I know it's not always obvious, but the draw distance in this game is huge. Pop open the video and go to 6:19 for example. You can actually see the far wall of the tarmac in the distance, even though the game is using 'night' as a cover to keep line of sight down. Part of this is the fairly basic level geometry, as if there's not a lot for the engine to render, the engine can render more. We'll see this in later levels, and alas, it's going to be a long time before we can properly exploit that with the BEST GUN. As even now, our long-range weapon, the Plasma Rifle, despite its self-accelerating shots, can't hit a moving target at the distances involved. And the missile launcher can't lock out outside of medium range.

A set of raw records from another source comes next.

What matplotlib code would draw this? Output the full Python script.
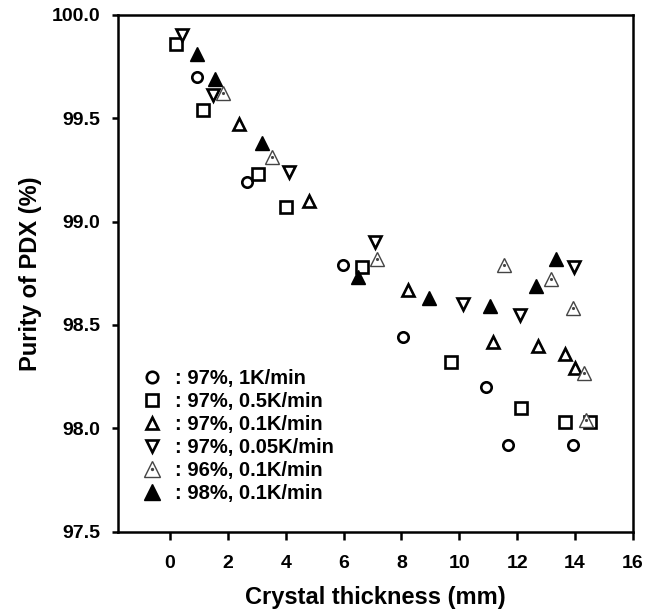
import matplotlib
matplotlib.use("Agg")
import matplotlib.pyplot as plt  # noqa: E402
from matplotlib.legend_handler import HandlerTuple  # noqa: E402

plt.rcParams["font.family"] = ["Liberation Sans", "DejaVu Sans"]
plt.rcParams["font.weight"] = "bold"

# crystal thickness (mm) / purity (%) per growth condition
x_97_1 = [0.92, 2.65, 5.97, 8.06, 10.94, 11.69, 13.94]
y_97_1 = [99.70, 99.19, 98.79, 98.44, 98.20, 97.92, 97.92]

x_97_05 = [0.21, 1.15, 3.05, 4.01, 6.62, 9.73, 12.15, 13.65, 14.51]
y_97_05 = [99.86, 99.54, 99.23, 99.07, 98.78, 98.32, 98.10, 98.03, 98.03]

x_97_01 = [2.40, 4.81, 8.24, 11.17, 12.73, 13.65, 13.99]
y_97_01 = [99.47, 99.10, 98.67, 98.42, 98.40, 98.36, 98.29]

x_97_005 = [0.40, 1.50, 4.12, 7.08, 10.13, 12.09, 13.96]
y_97_005 = [99.90, 99.61, 99.24, 98.90, 98.60, 98.55, 98.78]

x_96_01 = [1.84, 3.51, 7.14, 11.54, 13.19, 13.94, 14.32, 14.37]
y_96_01 = [99.62, 99.31, 98.82, 98.79, 98.72, 98.58, 98.27, 98.04]

x_98_01 = [0.94, 1.55, 3.19, 6.51, 8.96, 11.08, 12.67, 13.34]
y_98_01 = [99.81, 99.69, 99.38, 98.73, 98.63, 98.59, 98.69, 98.82]

labels = [": 97%, 1K/min", ": 97%, 0.5K/min", ": 97%, 0.1K/min",
          ": 97%, 0.05K/min", ": 96%, 0.1K/min", ": 98%, 0.1K/min"]

fig = plt.figure(figsize=(6.45, 6.12), dpi=100)
ax = fig.add_axes([0.183, 0.131, 0.798, 0.845])

open_kw = dict(linestyle="none", markerfacecolor="white", markeredgecolor="black",
               markeredgewidth=1.9)
h1, = ax.plot(x_97_1, y_97_1, marker="o", markersize=7.5, **open_kw)
h2, = ax.plot(x_97_05, y_97_05, marker="s", markersize=8.5, **open_kw)
h3, = ax.plot(x_97_01, y_97_01, marker="^", markersize=8.5, **open_kw)
h4, = ax.plot(x_97_005, y_97_005, marker="v", markersize=8.5, **open_kw)
h5, = ax.plot(x_96_01, y_96_01, marker="^", markersize=10.5, linestyle="none",
              markerfacecolor="white", markeredgecolor="#444444", markeredgewidth=1.0)
h5d, = ax.plot(x_96_01, y_96_01, marker=".", markersize=2.5, linestyle="none",
               color="#444444")
h6, = ax.plot(x_98_01, y_98_01, marker="^", markersize=10.5, linestyle="none",
              color="black")

ax.set_xlim(-1.8, 16)
ax.set_ylim(97.5, 100.0)
ax.set_xticks(range(0, 17, 2))
ax.set_yticks([97.5, 98.0, 98.5, 99.0, 99.5, 100.0])
ax.set_yticklabels(["97.5", "98.0", "98.5", "99.0", "99.5", "100.0"])

for s in ax.spines.values():
    s.set_linewidth(1.8)
ax.tick_params(axis="x", direction="out", length=6, width=1.8, pad=11, labelsize=14)
ax.tick_params(axis="y", direction="out", length=4, width=1.8, pad=9, labelsize=14)
for t in ax.get_xticklabels() + ax.get_yticklabels():
    t.set_fontweight("bold")

ax.set_xlabel("Crystal thickness (mm)", fontsize=17, fontweight="bold", labelpad=10)
ax.set_ylabel("Purity of PDX (%)", fontsize=17, fontweight="bold", labelpad=7)

# the 96% markers are an outline plus a centre dot, overlaid in the legend too
leg = ax.legend([h1, h2, h3, h4, (h5, h5d), h6], labels,
                handler_map={tuple: HandlerTuple(ndivide=1, pad=0)},
                loc="lower left", bbox_to_anchor=(0.031, 0.04), frameon=False,
                handlelength=1.0, handletextpad=0.65, labelspacing=0.2,
                markerscale=1.1, prop=dict(size=14.5, weight="bold"),
                borderaxespad=0)

fig.savefig("out.png", dpi=100)
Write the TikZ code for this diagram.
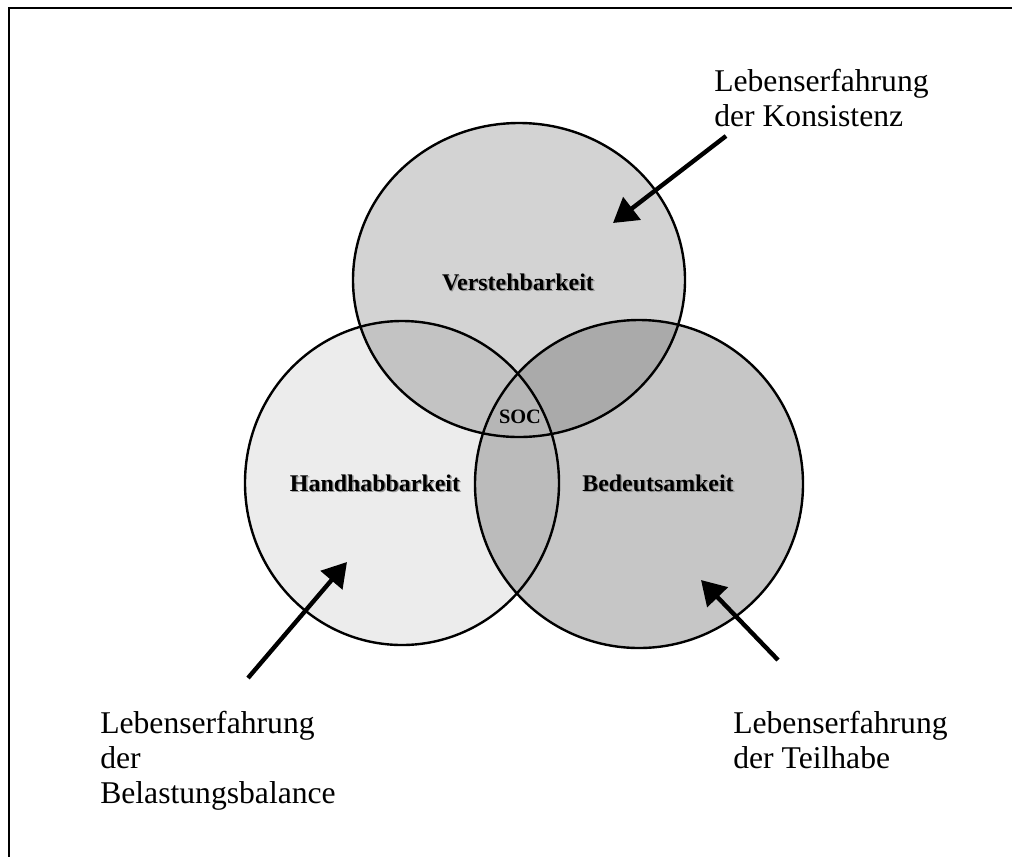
\documentclass[tikz,border=0pt]{standalone}
\usepackage{fontspec}
\setmainfont{Liberation Serif}
\usetikzlibrary{arrows.meta}
\definecolor{grTop}{RGB}{211,211,211}
\definecolor{grLeft}{RGB}{236,236,236}
\definecolor{grRight}{RGB}{198,198,198}
\definecolor{grTL}{RGB}{195,195,195}
\definecolor{grTR}{RGB}{170,170,170}
\definecolor{grLR}{RGB}{187,187,187}
\definecolor{grSoc}{RGB}{182,182,182}
\newcommand{\shtext}[1]{\makebox[0pt][l]{\kern1pt\raisebox{-1pt}{\color{black!40}#1}}#1}
\begin{document}
\begin{tikzpicture}[x=0.025cm,y=-0.025cm,
    ring/.style={line width=0.06cm},
    pointer/.style={line width=0.11cm,-{Triangle[length=0.6cm,width=0.7cm]}},
    dim/.style={font=\bfseries\fontsize{17}{20}\selectfont},
    story/.style={font=\fontsize{22.5}{24.9}\selectfont,align=left,anchor=north west,inner sep=0pt}]
    \useasboundingbox (0,0) rectangle (1012,857);
    \def\verstC{(519,280) ellipse [x radius=166,y radius=157]}
    \def\handhC{(402,483) ellipse [x radius=157,y radius=162]}
    \def\bedeutC{(639,484) ellipse [x radius=164,y radius=164]}
    \draw[line width=0.067cm] (1012,8) -- (9,8) -- (9,857);
    \fill[grTop] \verstC;
    \fill[grLeft] \handhC;
    \fill[grRight] \bedeutC;
    \begin{scope}
        \clip \handhC;
        \fill[grLR] \bedeutC;
    \end{scope}
    \begin{scope}
        \clip \verstC;
        \fill[grTL] \handhC;
        \fill[grTR] \bedeutC;
        \clip \handhC;
        \fill[grSoc] \bedeutC;
    \end{scope}
    \draw[ring] \verstC;
    \draw[ring] \handhC;
    \draw[ring] \bedeutC;
    \node[dim] (verst) at (518,283) {\shtext{Verstehbarkeit}};
    \node[dim] (handh) at (375,484) {\shtext{Handhabbarkeit}};
    \node[dim] (bedeut) at (658,484) {\shtext{Bedeutsamkeit}};
    \node[font=\bfseries\fontsize{14.5}{17}\selectfont] (soc) at (520,417) {SOC};
    \node[story] (erfKons) at (714,69) {Lebenserfahrung\\der Konsistenz};
    \node[story] (erfBel) at (100,711) {Lebenserfahrung\\der\\Belastungsbalance};
    \node[story] (erfTeil) at (733,711) {Lebenserfahrung\\der Teilhabe};
    \coordinate (tailK) at (726,136);
    \coordinate (tipK) at (613,223);
    \coordinate (tailB) at (248,678);
    \coordinate (tipB) at (347,562);
    \coordinate (tailT) at (778,660);
    \coordinate (tipT) at (701,580);
    \draw[pointer] (tailK) -- (tipK);
    \draw[pointer] (tailB) -- (tipB);
    \draw[pointer] (tailT) -- (tipT);
\end{tikzpicture}
\end{document}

Speaking of weapons, the VDG. This short rang stun-gun actually hits in an arc in front of you, allowing you to hit a few enemies at once, then get to punching them until they go down, or they recover. It's not useless at all, and in the hands of the enemy, it makes them actually higher a threat than someone with the BEST GUN. Why? Because you can get around the BEST GUN at that range, while the VDG is impossible to dodge.

Of course, the counter to the VDG, as I show in this video, is the Force Field, which I will persist in calling a Shield until the end of time. Also, the slow fist pierces the shield anyone? Yes? No? Don't like the reference?

However, if your Force Field is almost dead, the VDG does do a small amount of damage to it with each shot, so standing there and taunting the enemy while they shoot at you uselessly will only result in you still standing there when they run out of shots and their AI decides to punch you.

There is honestly not a lot to say about this level. Mostly because it's actually something of a breather level. As I intend to cover next time when I talk about the missing levels, this level was designed to segue into the next one relatively smoothly, making it less self-contained than others.

But, there is one subject I can raise here to help fill out time.

Oni was made by Bungie at their Bungie West studio, but published by Take 2 Interactive and Gathering of Developers. What happened was well.... there was this other game being developed by Bungie at the time under the code-name of "Blam". This game was the successor to their immensely (relatively speaking) popular Marathon Trilogy, and was touted for the Macintosh as an exclusive combination of RTS utilizing their Myth skills and being able to drop into one of your characters as a First Person Shooter. It promised to be revolutionary, and honestly, it probably was. I remember watching the gameplay demo in '99 and being the first to point out to my friends "Hey, that's a Ring World!" only to be met with "What's a Ring World?"

I would pull numbers out of my ass here, and say that Bungie's efforts were divided about 65% for Blam, 30% for Oni, and 5% for a third project that never really got out the door but was being work-shopped for development once Blam or Oni were nearing completion.

However, Microsoft was developing their own native gaming console at the time, under the codename "X Box". Yes, the publishing name was the same as the code name because marketing found people loved it. Anyway, Microsoft recognized that they needed something to help sell the console, a game unique to it, and one of the things they did was buy Bungie. You see, they saw that Blam had a lot of potential, and converting it to a dedicated First Person Shooter for their new platform as an exclusive would hopefully help drive sales.

As a result of this, Bungie had to let go of the Oni IP and game to Take-2 Interactive, who owned about 20% of Bungie at the time. However, Take-2 didn't have the resources to finish the game, and Oni was, roughly speaking, about 60-70% done. The levels were incomplete, and while the combat AI was stellar, and the plot and the majority of VA work was in place. The multiplayer aspects had run into technical difficulties as while they could get it to work on a LAN, the ability to do Internet multiplayer just couldn't be done as even the vaunted 56.6k modem couldn't keep up with the 8+ players they wanted in a match.

There were also enemies that hadn't be programmed into the game yet, most (in)famous of which was the Iron Demon, a walking tank that Konoko would fight at some point, but there were technical issues with a non-human enemy working in their combat engine.

Take-2 was given a game that was still in a Beta state, and unwilling or unable to devote the resources to finishing it, instead made things work as-is, and published it to recoup some finances from the game. What we got, what I'm playing for you here, is effectively the Beta for what Oni could have been, had Microsoft not bought Bungie, and focused their efforts on Halo.